Heretofore, the federal Medicare and Medicaid programs paid for residencies. But that funding has fallen far short of what is needed in every state, limiting the number of practitioners who can become licensed. Studies have shown more residencies would pay off. The retention rate for medical students who graduate from Florida medical schools and do their residencies here is 75%.
Perhaps the least costly provisions in the bill are reducing the steps for foreign-trained and accredited physicians and graduate assistant physicians to become licensed here. Similarly, the bill allows Florida to join interstate medical licensing compacts for physicians; audiologists, speech pathologists; and physical therapists. This allows licensed practitioners in those states to practice here, eliminating an obstacle.
Altogether, the measures detailed above are likely to increase the supply of medical practitioners in Florida. But at the same time, in lawmakers’ compulsion to be altruistic, the Live Healthy bill includes a provision that is likely to fuel the demand side and cost to taxpayers for medical services. The bill increases the eligibility for free medical care at state sanctioned charitable and free clinics from 200% to 300% of the federal poverty level.
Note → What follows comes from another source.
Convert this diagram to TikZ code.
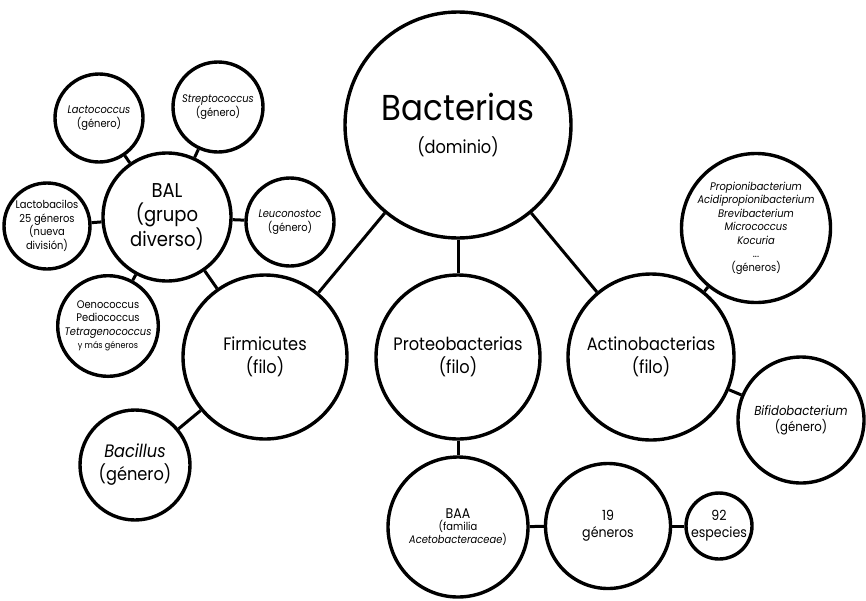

Absent from the bill is a specific appropriation for the increase in free care.
No one knows how these measures will work.
As of press time, the House was still considering its version of the Live Healthy Act. The House version has pared the bill’s cost to $548 million. The final bill’s cost likely will fall in between, while the content of the bill is expected to stay intact.
Either way, $716 million or $548 million seems like a lot of taxpayer money. It is, and it isn’t. Florida’s annual cost of Medicaid is $15.87 billion, with the federal government contributing another $19.8 billion — $35.7 billion altogether.
On top of that, another $10 billion in the state budget goes toward other human services. Altogether, that’s $46 billion in taxpayer dollars, 40% of the state budget, paying for Floridians’ medical care and other social services.
That makes Passidomo’s $716 million look like spritzing a big oak to make it grow more branches.
As noted, making laws is all about incentives and tradeoffs. What we don’t know is how many more practitioners Live Healthy will attract or whether it will become another healthcare subsidy that grows and grows and grows. Passidomo’s bill essentially is adding more money to many existing subsidies.
Nevertheless, give the Senate president credit for attempting to increase the supply of practitioners and not expanding the demand side via the black hole of Medicaid.